What needs to be done
Omit all images. Write out the rest of the material exactly.

Supplied information
──────────────────────────────

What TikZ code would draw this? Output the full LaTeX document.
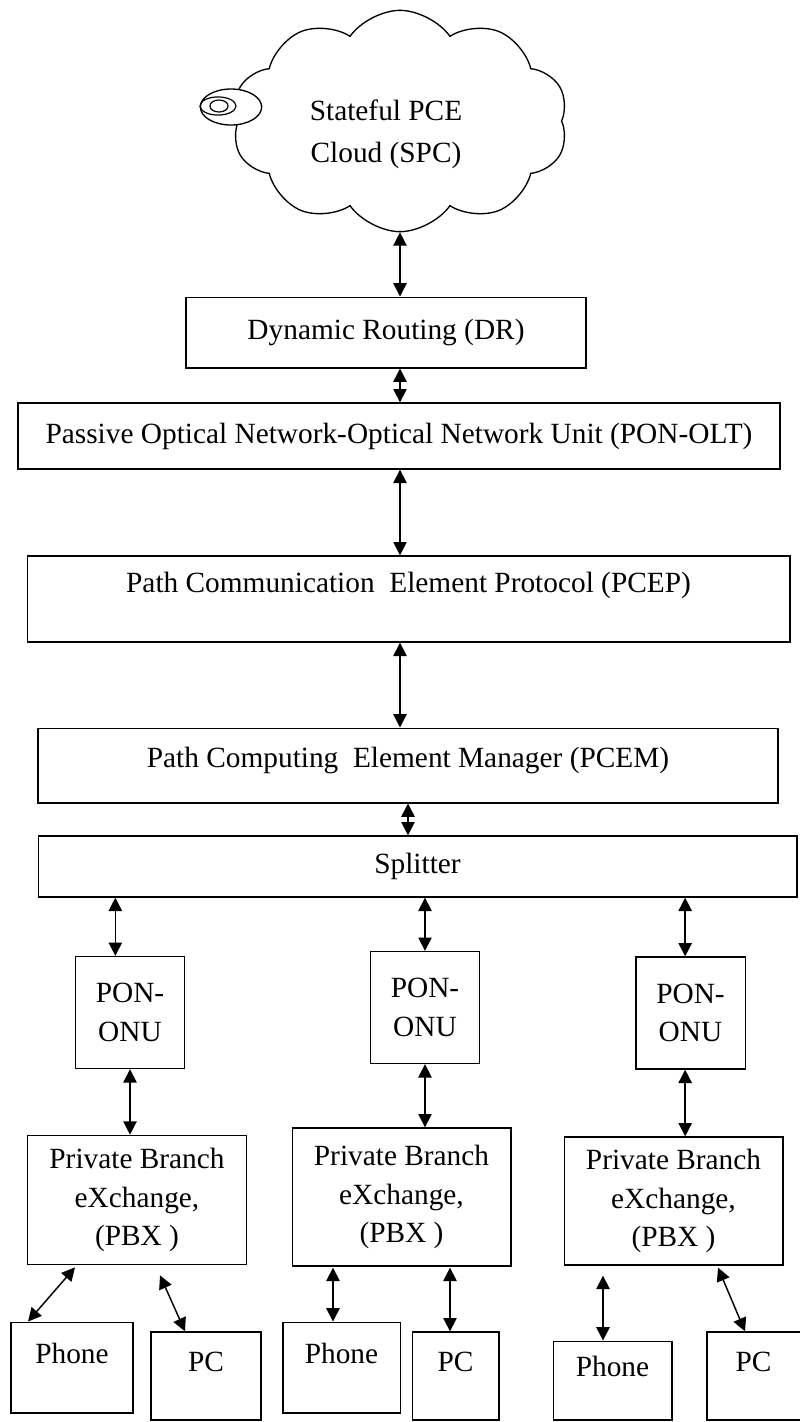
\documentclass[tikz,border=0pt]{standalone}
\usepackage{fontspec}
\setmainfont{Liberation Serif}
\usetikzlibrary{arrows.meta,positioning,calc,shapes.symbols}
\tikzset{
  blk/.style={draw=black,line width=1pt,align=center,inner sep=2pt,fill=white,font=\fontsize{22}{29}\selectfont},
  onubox/.style={blk,minimum width=82pt,minimum height=84pt},
  pbxbox/.style={blk,minimum width=164pt,minimum height=97pt},
  endbox/.style={blk,text depth=21pt},
  dflow/.style={{Triangle[length=10pt,width=10pt]}-{Triangle[length=10pt,width=10pt]},line width=1.1pt}
}
\begin{document}
\begin{tikzpicture}[x=0.75pt,y=-0.75pt]
  \useasboundingbox (0,0) rectangle (800,1422);
  % cloud
  \node[draw,line width=1pt,cloud,cloud puffs=10,cloud puff arc=110,aspect=1.5,minimum width=252pt,minimum height=166pt] (spc) at (400,121) {};
  \node[align=center,font=\fontsize{22}{31.5}\selectfont] (spclbl) at (386,134) {Stateful PCE\\Cloud (SPC)};
  \draw[fill=white,line width=1pt] (231,107) ellipse [x radius=23pt, y radius=13.5pt];
  \draw[line width=0.9pt] (218,106) ellipse [x radius=13.5pt, y radius=6.8pt];
  \draw[line width=0.9pt] (219,106) ellipse [x radius=6.8pt, y radius=4.5pt];
  % layer stack
  \node[blk,minimum width=300pt,minimum height=53pt] (dr) at (386,332.5) {Dynamic Routing (DR)};
  \node[blk,minimum width=571.5pt,minimum height=49.5pt] (olt) at (399,436) {Passive Optical Network-Optical Network Unit (PON-OLT)};
  \node[blk,minimum width=572pt,minimum height=64.5pt,text depth=25pt] (pcep) at (408.5,599) {Path Communication\ \ Element Protocol (PCEP)};
  \node[blk,minimum width=555pt,minimum height=56pt,text depth=13pt] (pcem) at (408,765.5) {Path Computing\ \ Element Manager (PCEM)};
  \node[blk,minimum width=569pt,minimum height=45.75pt] (split) at (417.5,866.5) {Splitter};
  % three branches
  \node[onubox] (onua) at (130,1012.5) {PON-\\ONU};
  \node[onubox] (onub) at (425,1007.5) {PON-\\ONU};
  \node[onubox] (onuc) at (690.5,1013) {PON-\\ONU};
  \node[pbxbox] (pbxa) at (137,1200) {Private Branch\\eXchange,\\(PBX )};
  \node[pbxbox,minimum height=103.5pt] (pbxb) at (401.5,1197) {Private Branch\\eXchange,\\(PBX )};
  \node[pbxbox,minimum height=96pt] (pbxc) at (673.5,1201) {Private Branch\\eXchange,\\(PBX )};
  \node[endbox,minimum width=91.5pt,minimum height=68pt] (phonea) at (72,1367.5) {Phone};
  \node[endbox,minimum width=82.5pt,minimum height=66pt] (pca) at (206,1376) {PC};
  \node[endbox,minimum width=88pt,minimum height=68pt] (phoneb) at (341.5,1367.5) {Phone};
  \node[endbox,minimum width=65pt,minimum height=66pt] (pcb) at (455.5,1376) {PC};
  \node[endbox,minimum width=89pt,minimum height=59pt] (phonec) at (612.5,1380.5) {Phone};
  \node[endbox,minimum width=70pt,minimum height=66pt] (pcc) at (753.5,1376) {PC};
  % links
  \draw[dflow] (spc.south) -- (spc.south |- dr.north);
  \draw[dflow] (dr.south -| spc.south) -- (olt.north -| spc.south);
  \draw[dflow] (olt.south -| spc.south) -- (pcep.north -| spc.south);
  \draw[dflow] (pcep.south -| spc.south) -- (pcem.north -| spc.south);
  \draw[dflow] (pcem.south) -- (pcem.south |- split.north);
  \draw[dflow] ([xshift=-11pt]onua.north) -- ([xshift=-11pt]onua.north |- split.south);
  \draw[dflow] (onub.north) -- (onub.north |- split.south);
  \draw[dflow] ([xshift=-4pt]onuc.north) -- ([xshift=-4pt]onuc.north |- split.south);
  \draw[dflow] (onua.south) -- (onua.south |- pbxa.north);
  \draw[dflow] (onub.south) -- (onub.south |- pbxb.north);
  \draw[dflow] ([xshift=-4pt]onuc.south) -- ([xshift=-4pt]onuc.south |- pbxc.north);
  \draw[dflow] ($(pbxa.south)+(-62,2)$) -- ($(phonea.north)+(-44,0)$);
  \draw[dflow] ($(pbxa.south)+(23,10)$) -- ($(pca.north)+(-21,0)$);
  \draw[dflow] ($(pbxb.south)+(-68.5,1)$) -- ($(phoneb.north)+(-8.5,0)$);
  \draw[dflow] ($(pbxb.south)+(48.5,1)$) -- ($(pcb.north)+(-5.5,0)$);
  \draw[dflow] ($(pbxc.south)+(-70.5,10)$) -- ($(phonec.north)+(-9.5,0)$);
  \draw[dflow] ($(pbxc.south)+(44.5,2)$) -- ($(pcc.north)+(-8.5,0)$);
\end{tikzpicture}
\end{document}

──────────────────────────────

Task response
What TikZ code would draw this? Output the full LaTeX document.
\documentclass[tikz,border=0pt]{standalone}
\usepackage{fontspec}
\setmainfont{Liberation Serif}
\usetikzlibrary{arrows.meta,positioning,calc,shapes.symbols}
\tikzset{
  blk/.style={draw=black,line width=1pt,align=center,inner sep=2pt,fill=white,font=\fontsize{22}{29}\selectfont},
  onubox/.style={blk,minimum width=82pt,minimum height=84pt},
  pbxbox/.style={blk,minimum width=164pt,minimum height=97pt},
  endbox/.style={blk,text depth=21pt},
  dflow/.style={{Triangle[length=10pt,width=10pt]}-{Triangle[length=10pt,width=10pt]},line width=1.1pt}
}
\begin{document}
\begin{tikzpicture}[x=0.75pt,y=-0.75pt]
  \useasboundingbox (0,0) rectangle (800,1422);
  % cloud
  \node[draw,line width=1pt,cloud,cloud puffs=10,cloud puff arc=110,aspect=1.5,minimum width=252pt,minimum height=166pt] (spc) at (400,121) {};
  \node[align=center,font=\fontsize{22}{31.5}\selectfont] (spclbl) at (386,134) {Stateful PCE\\Cloud (SPC)};
  \draw[fill=white,line width=1pt] (231,107) ellipse [x radius=23pt, y radius=13.5pt];
  \draw[line width=0.9pt] (218,106) ellipse [x radius=13.5pt, y radius=6.8pt];
  \draw[line width=0.9pt] (219,106) ellipse [x radius=6.8pt, y radius=4.5pt];
  % layer stack
  \node[blk,minimum width=300pt,minimum height=53pt] (dr) at (386,332.5) {Dynamic Routing (DR)};
  \node[blk,minimum width=571.5pt,minimum height=49.5pt] (olt) at (399,436) {Passive Optical Network-Optical Network Unit (PON-OLT)};
  \node[blk,minimum width=572pt,minimum height=64.5pt,text depth=25pt] (pcep) at (408.5,599) {Path Communication\ \ Element Protocol (PCEP)};
  \node[blk,minimum width=555pt,minimum height=56pt,text depth=13pt] (pcem) at (408,765.5) {Path Computing\ \ Element Manager (PCEM)};
  \node[blk,minimum width=569pt,minimum height=45.75pt] (split) at (417.5,866.5) {Splitter};
  % three branches
  \node[onubox] (onua) at (130,1012.5) {PON-\\ONU};
  \node[onubox] (onub) at (425,1007.5) {PON-\\ONU};
  \node[onubox] (onuc) at (690.5,1013) {PON-\\ONU};
  \node[pbxbox] (pbxa) at (137,1200) {Private Branch\\eXchange,\\(PBX )};
  \node[pbxbox,minimum height=103.5pt] (pbxb) at (401.5,1197) {Private Branch\\eXchange,\\(PBX )};
  \node[pbxbox,minimum height=96pt] (pbxc) at (673.5,1201) {Private Branch\\eXchange,\\(PBX )};
  \node[endbox,minimum width=91.5pt,minimum height=68pt] (phonea) at (72,1367.5) {Phone};
  \node[endbox,minimum width=82.5pt,minimum height=66pt] (pca) at (206,1376) {PC};
  \node[endbox,minimum width=88pt,minimum height=68pt] (phoneb) at (341.5,1367.5) {Phone};
  \node[endbox,minimum width=65pt,minimum height=66pt] (pcb) at (455.5,1376) {PC};
  \node[endbox,minimum width=89pt,minimum height=59pt] (phonec) at (612.5,1380.5) {Phone};
  \node[endbox,minimum width=70pt,minimum height=66pt] (pcc) at (753.5,1376) {PC};
  % links
  \draw[dflow] (spc.south) -- (spc.south |- dr.north);
  \draw[dflow] (dr.south -| spc.south) -- (olt.north -| spc.south);
  \draw[dflow] (olt.south -| spc.south) -- (pcep.north -| spc.south);
  \draw[dflow] (pcep.south -| spc.south) -- (pcem.north -| spc.south);
  \draw[dflow] (pcem.south) -- (pcem.south |- split.north);
  \draw[dflow] ([xshift=-11pt]onua.north) -- ([xshift=-11pt]onua.north |- split.south);
  \draw[dflow] (onub.north) -- (onub.north |- split.south);
  \draw[dflow] ([xshift=-4pt]onuc.north) -- ([xshift=-4pt]onuc.north |- split.south);
  \draw[dflow] (onua.south) -- (onua.south |- pbxa.north);
  \draw[dflow] (onub.south) -- (onub.south |- pbxb.north);
  \draw[dflow] ([xshift=-4pt]onuc.south) -- ([xshift=-4pt]onuc.south |- pbxc.north);
  \draw[dflow] ($(pbxa.south)+(-62,2)$) -- ($(phonea.north)+(-44,0)$);
  \draw[dflow] ($(pbxa.south)+(23,10)$) -- ($(pca.north)+(-21,0)$);
  \draw[dflow] ($(pbxb.south)+(-68.5,1)$) -- ($(phoneb.north)+(-8.5,0)$);
  \draw[dflow] ($(pbxb.south)+(48.5,1)$) -- ($(pcb.north)+(-5.5,0)$);
  \draw[dflow] ($(pbxc.south)+(-70.5,10)$) -- ($(phonec.north)+(-9.5,0)$);
  \draw[dflow] ($(pbxc.south)+(44.5,2)$) -- ($(pcc.north)+(-8.5,0)$);
\end{tikzpicture}
\end{document}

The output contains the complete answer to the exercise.